Railways was targeting Rs 1,000 crore in revenue from its its passenger and freight customer data. As of now, it has floated a tender to hire a consultant for the same, but the latest buzz is that the plan may be withdrawn amid concerns over privacy raised by many social media users, including advocacy groups.
According to a PTI report, highly-placed sources said the plan will be withdrawn “considering the fact that the Data Protection Bill has not been finalised”.
As per clarifications made by the govt, the consultant would advise IRCTC on ways to improve its existing business, apart from planning strategies to monetise opportunities arising in future.
The IRCTC has over 10 crore users, 7.5 crore of them being active users. The plan was to entail studying the data captured by various public facing applications — like name, age, mobile number, gender, address, e-mail ID, class of journey, payment mode, login or password, etc.

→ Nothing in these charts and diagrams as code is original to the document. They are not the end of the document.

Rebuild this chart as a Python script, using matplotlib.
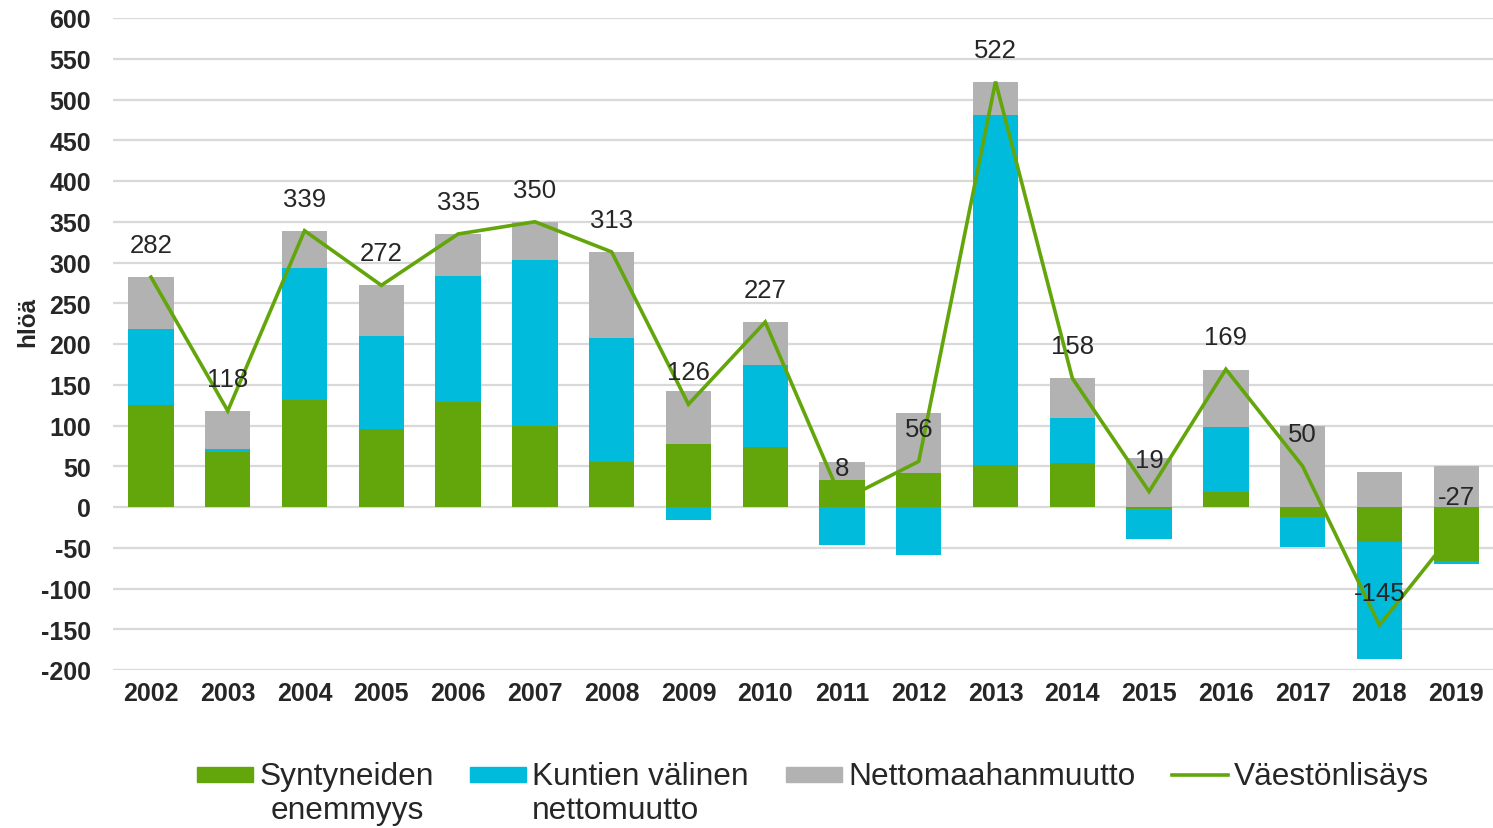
import matplotlib
matplotlib.use("Agg")
import matplotlib.pyplot as plt
from matplotlib.patches import Rectangle
from matplotlib.lines import Line2D
import numpy as np

plt.rcParams["axes.unicode_minus"] = False

years = ["2002", "2003", "2004", "2005", "2006", "2007", "2008", "2009", "2010",
         "2011", "2012", "2013", "2014", "2015", "2016", "2017", "2018", "2019"]
syntyneiden = [125, 68, 131, 96, 129, 100, 55, 77, 74, 33, 42, 52, 54, -2, 18, -12, -43, -66]
kuntien = [93, 3, 162, 114, 154, 203, 152, -16, 100, -47, -59, 429, 55, -37, 80, -37, -144, -4]
netto = [64, 47, 46, 62, 52, 47, 106, 65, 53, 22, 73, 41, 49, 60, 70, 100, 43, 50]
vaesto = [282, 118, 339, 272, 335, 350, 313, 126, 227, 8, 56, 522, 158, 19, 169, 50, -145, -27]

series_labels = [["Syntyneiden", "enemmyys"], ["Kuntien välinen", "nettomuutto"],
                 ["Nettomaahanmuutto"], ["Väestönlisäys"]]
yticks = list(range(-200, 601, 50))

GREEN = "#63a60b"
BLUE = "#00bbdb"
GRAY = "#b2b2b2"
TXT = "#262626"
FONT = ["Liberation Sans", "DejaVu Sans"]

W, H = 1493, 829
fig = plt.figure(figsize=(W / 100, H / 100), dpi=100)
ax = fig.add_axes([112.6 / W, 1 - 671 / H, 1382 / W, (671 - 19) / H])

x = np.arange(len(years))
pos_bottom = np.zeros(len(years))
neg_bottom = np.zeros(len(years))
for vals, col in [(syntyneiden, GREEN), (kuntien, BLUE), (netto, GRAY)]:
    v = np.array(vals, dtype=float)
    bottoms = np.where(v >= 0, pos_bottom, neg_bottom)
    ax.bar(x, v, width=0.59, bottom=bottoms, color=col, zorder=2)
    pos_bottom = pos_bottom + np.where(v >= 0, v, 0)
    neg_bottom = neg_bottom + np.where(v < 0, v, 0)

ax.plot(x, vaesto, color=GREEN, lw=2.6, zorder=3, solid_joinstyle="miter")
for xi, v in zip(x, vaesto):
    ax.annotate(str(v), (xi, v), xytext=(0, 18), textcoords="offset points",
                ha="center", va="baseline", fontsize=18.5, color=TXT,
                family=FONT, zorder=4)

ax.set_xlim(-0.5, len(years) - 0.5)
ax.set_ylim(-200, 600)
ax.set_yticks(yticks)
ax.set_xticks(x)
ax.set_xticklabels(years)
ax.grid(axis="y", color="#d9d9d9", lw=1.6, zorder=0)
ax.set_axisbelow(True)
for s in ax.spines.values():
    s.set_visible(False)
ax.tick_params(length=0)
for lab in ax.get_yticklabels() + ax.get_xticklabels():
    lab.set_fontfamily(FONT)
    lab.set_fontweight("bold")
    lab.set_fontsize(18)
    lab.set_color(TXT)
ax.tick_params(axis="y", pad=15.5)
ax.tick_params(axis="x", pad=8)
ax.set_ylabel("hlöä", fontsize=17.5, fontweight="bold", color=TXT, family=FONT)
ax.yaxis.set_label_coords(-0.053, 0.535)

# legend (manual, handles aligned with first text line)
base1, base2 = 785, 819
LFS = 22.8
entries = [(197, 260, "patch", GREEN, series_labels[0], "center"),
           (470, 532, "patch", BLUE, series_labels[1], "left"),
           (786, 848, "patch", GRAY, series_labels[2], "left"),
           (1172, 1234, "line", GREEN, series_labels[3], "left")]
for hx, tx, kind, col, lines, align in entries:
    if kind == "patch":
        fig.patches.append(Rectangle((hx / W, 1 - 783 / H), 56 / W, 15 / H,
                                     transform=fig.transFigure, color=col))
    else:
        fig.lines.append(Line2D([hx / W, (hx + 56) / W], [1 - 775.5 / H, 1 - 775.5 / H],
                                transform=fig.transFigure, color=col, lw=2.6))
    t1 = fig.text(tx / W, 1 - base1 / H, lines[0], ha="left", va="baseline",
                  fontsize=LFS, color=TXT, family=FONT)
    if len(lines) > 1:
        if align == "center":
            fig.canvas.draw()
            bb = t1.get_window_extent()
            cx = (bb.x0 + bb.x1) / 2 / W
            fig.text(cx, 1 - base2 / H, lines[1], ha="center", va="baseline",
                     fontsize=LFS, color=TXT, family=FONT)
        else:
            fig.text(tx / W, 1 - base2 / H, lines[1], ha="left", va="baseline",
                     fontsize=LFS, color=TXT, family=FONT)

fig.savefig("out.png", dpi=100)
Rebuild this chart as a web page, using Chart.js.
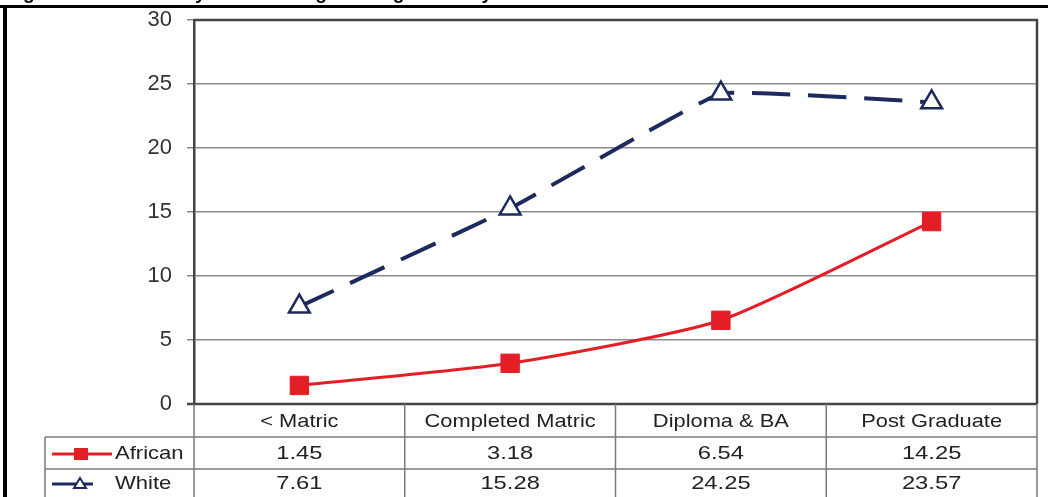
<!DOCTYPE html>
<html>
<head>
<meta charset="utf-8">
<script src="https://cdn.jsdelivr.net/npm/chart.js@4/dist/chart.umd.min.js"></script>
<style>
html,body{margin:0;padding:0;background:#fff;}
#wrap{width:1048px;height:497px;position:relative;}
</style>
</head>
<body>
<div id="wrap"><canvas id="c" width="1048" height="497"></canvas></div>
<script>
const titleText = "Figure 3: Mean Hourly Real Earnings in Wage Jobs by Education and Race in South Africa: 2005";
const categories = ["< Matric", "Completed Matric", "Diploma & BA", "Post Graduate"];
const seriesNames = ["African", "White"];
const africanValues = [1.45, 3.18, 6.54, 14.25];
const whiteValues = [7.61, 15.28, 24.25, 23.57];
const yTicks = [0, 5, 10, 15, 20, 25, 30];

const RED = '#e41e26';
const NAVY = '#1c2a5e';
const FONT = "'Liberation Sans', Arial, Helvetica, sans-serif";

function stretchedText(ctx, text, cx, cy, sx, size, align) {
  ctx.save();
  ctx.translate(cx, cy);
  ctx.scale(sx, 1);
  ctx.font = size + 'px ' + FONT;
  ctx.textAlign = align || 'center';
  ctx.textBaseline = 'middle';
  ctx.fillText(text, 0, 0);
  ctx.restore();
}

const framePlugin = {
  id: 'framePlugin',
  beforeDraw(chart) {
    const ctx = chart.ctx;
    ctx.save();
    ctx.fillStyle = '#fff';
    ctx.fillRect(0, 0, chart.width, chart.height);
    ctx.restore();
  },
  afterDraw(chart) {
    const ctx = chart.ctx;
    const a = chart.chartArea;
    const xs = chart.scales.x;
    const n = categories.length;
    const colW = (a.right - a.left) / n;
    const rowTop = a.bottom;
    const row1 = rowTop + 33;
    const row2 = row1 + 32;
    const tableBottom = chart.height + 2;
    const legendLeft = 45;

    ctx.save();
    // title (cut off at the top)
    ctx.fillStyle = '#000';
    ctx.font = 'bold 19px ' + FONT;
    ctx.textAlign = 'left';
    ctx.textBaseline = 'alphabetic';
    ctx.fillText(titleText, 6, -1);

    // outer frame
    ctx.fillStyle = '#000';
    ctx.fillRect(0, 5, chart.width, 3);
    ctx.fillRect(3, 5, 4, chart.height);

    // plot frame
    ctx.strokeStyle = '#444';
    ctx.lineWidth = 2.5;
    ctx.beginPath();
    ctx.moveTo(a.left, a.top);
    ctx.lineTo(a.right, a.top);
    ctx.lineTo(a.right, a.bottom);
    ctx.moveTo(a.left - 7, a.bottom);
    ctx.lineTo(a.right, a.bottom);
    ctx.stroke();

    // table grid
    ctx.strokeStyle = '#7a7a7a';
    ctx.lineWidth = 1.5;
    ctx.beginPath();
    for (let i = 0; i <= n; i++) {
      const x = a.left + i * colW;
      ctx.moveTo(x, rowTop);
      ctx.lineTo(x, tableBottom);
    }
    ctx.moveTo(legendLeft, row1);
    ctx.lineTo(legendLeft, tableBottom);
    ctx.moveTo(legendLeft, row1);
    ctx.lineTo(a.right, row1);
    ctx.moveTo(legendLeft, row2);
    ctx.lineTo(a.right, row2);
    ctx.stroke();

    // header labels
    ctx.fillStyle = '#222';
    categories.forEach((c, i) => {
      const cx = xs.getPixelForValue(i);
      stretchedText(ctx, c, cx, (rowTop + row1) / 2 + 1, 1.15, 19);
    });
    // values
    const rows = [africanValues, whiteValues];
    const rowMid = [(row1 + row2) / 2 + 1, row2 + 15];
    rows.forEach((vals, r) => {
      vals.forEach((v, i) => {
        const cx = xs.getPixelForValue(i);
        stretchedText(ctx, v.toFixed(2), cx, rowMid[r], 1.25, 19);
      });
    });

    // legend keys
    chart.data.datasets.forEach((ds, r) => {
      const y = rowMid[r];
      ctx.save();
      ctx.strokeStyle = ds.borderColor;
      ctx.lineWidth = 3;
      ctx.beginPath();
      ctx.moveTo(52, y);
      ctx.lineTo(r === 0 ? 112 : 93, y);
      ctx.stroke();
      ctx.restore();
      ctx.save();
      ctx.fillStyle = ds.pointBackgroundColor;
      ctx.strokeStyle = ds.pointBorderColor;
      ctx.lineWidth = 2;
      if (r === 0) {
        ctx.fillRect(74, y - 6, 14, 12);
      } else {
        ctx.beginPath();
        ctx.moveTo(80, y - 6);
        ctx.lineTo(86, y + 4);
        ctx.lineTo(74, y + 4);
        ctx.closePath();
        ctx.fill();
        ctx.stroke();
      }
      ctx.restore();
      ctx.fillStyle = '#222';
      stretchedText(ctx, ds.label, 115, y, 1.16, 19, 'left');
    });
    ctx.restore();
  }
};

new Chart(document.getElementById('c'), {
  type: 'line',
  data: {
    labels: categories,
    datasets: [
      {
        label: seriesNames[0],
        data: africanValues,
        borderColor: RED,
        backgroundColor: RED,
        borderWidth: 3,
        tension: 0.2,
        pointStyle: 'rect',
        pointRadius: 13,
        pointHoverRadius: 13,
        pointBackgroundColor: RED,
        pointBorderColor: RED,
        pointBorderWidth: 1
      },
      {
        label: seriesNames[1],
        data: whiteValues,
        borderColor: NAVY,
        backgroundColor: NAVY,
        borderWidth: 4,
        borderDash: [38, 18],
        tension: 0.08,
        pointStyle: 'triangle',
        pointRadius: 12,
        pointHoverRadius: 12,
        pointBackgroundColor: '#fff',
        pointBorderColor: NAVY,
        pointBorderWidth: 2.5
      }
    ]
  },
  options: {
    responsive: false,
    animation: false,
    devicePixelRatio: 1,
    layout: { autoPadding: false, padding: { left: 0, top: 20, right: 11, bottom: 93 } },
    plugins: {
      legend: { display: false },
      title: { display: false },
      tooltip: { enabled: false }
    },
    scales: {
      x: {
        type: 'category',
        display: false,
        offset: true
      },
      y: {
        min: yTicks[0],
        max: yTicks[yTicks.length - 1],
        afterFit(scale) {
          scale.width = 194;
          scale.paddingTop = 0;
          scale.paddingBottom = 0;
        },
        afterBuildTicks(scale) { scale.ticks = yTicks.map(v => ({ value: v })); },
        ticks: {
          stepSize: 5,
          color: '#333',
          padding: 15,
          font: { family: FONT, size: 22 }
        },
        grid: {
          color: '#8c8c8c',
          lineWidth: 1.5,
          tickLength: 7,
          drawTicks: true
        },
        border: { display: true, color: '#444', width: 2.5 }
      }
    }
  },
  plugins: [framePlugin]
});
</script>
</body>
</html>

The consultant will be tasked with looking into the data of passenger, freight and parcel businesses of the Indian Railways such as PRS, NGeT, NTES, UTS, Rail Madad, FOIS, TMS, e-CRM, and PMS, as well as vendor-related data from applications like IREPS, VMS and IPAS, the report said.
The focus is likely to be on behavioural data like class of journey, frequency of journey, travel time, booking time, age group and gender, payment mode, number of destinations and booking modes.
Internet Freedom Foundation, a Delhi-based non-governmental organisation advocating digital rights and liberties, raised concerns over Railways’ plan. The NGO outlined the pitfalls of the plan in a series of tweets.
Privacy fears may have been overblown as IRCTC does not “sell its data and neither has any intention to do so”, insider sources said.
“IRCTC will also develop new businesses on its own platform and will need assistance from market leaders. IRCTC does not store any financial data of its customers at its end, as at the time of online payment for its various services, control is passed on to the respective payment gateway or bank for the payment,” the sources said.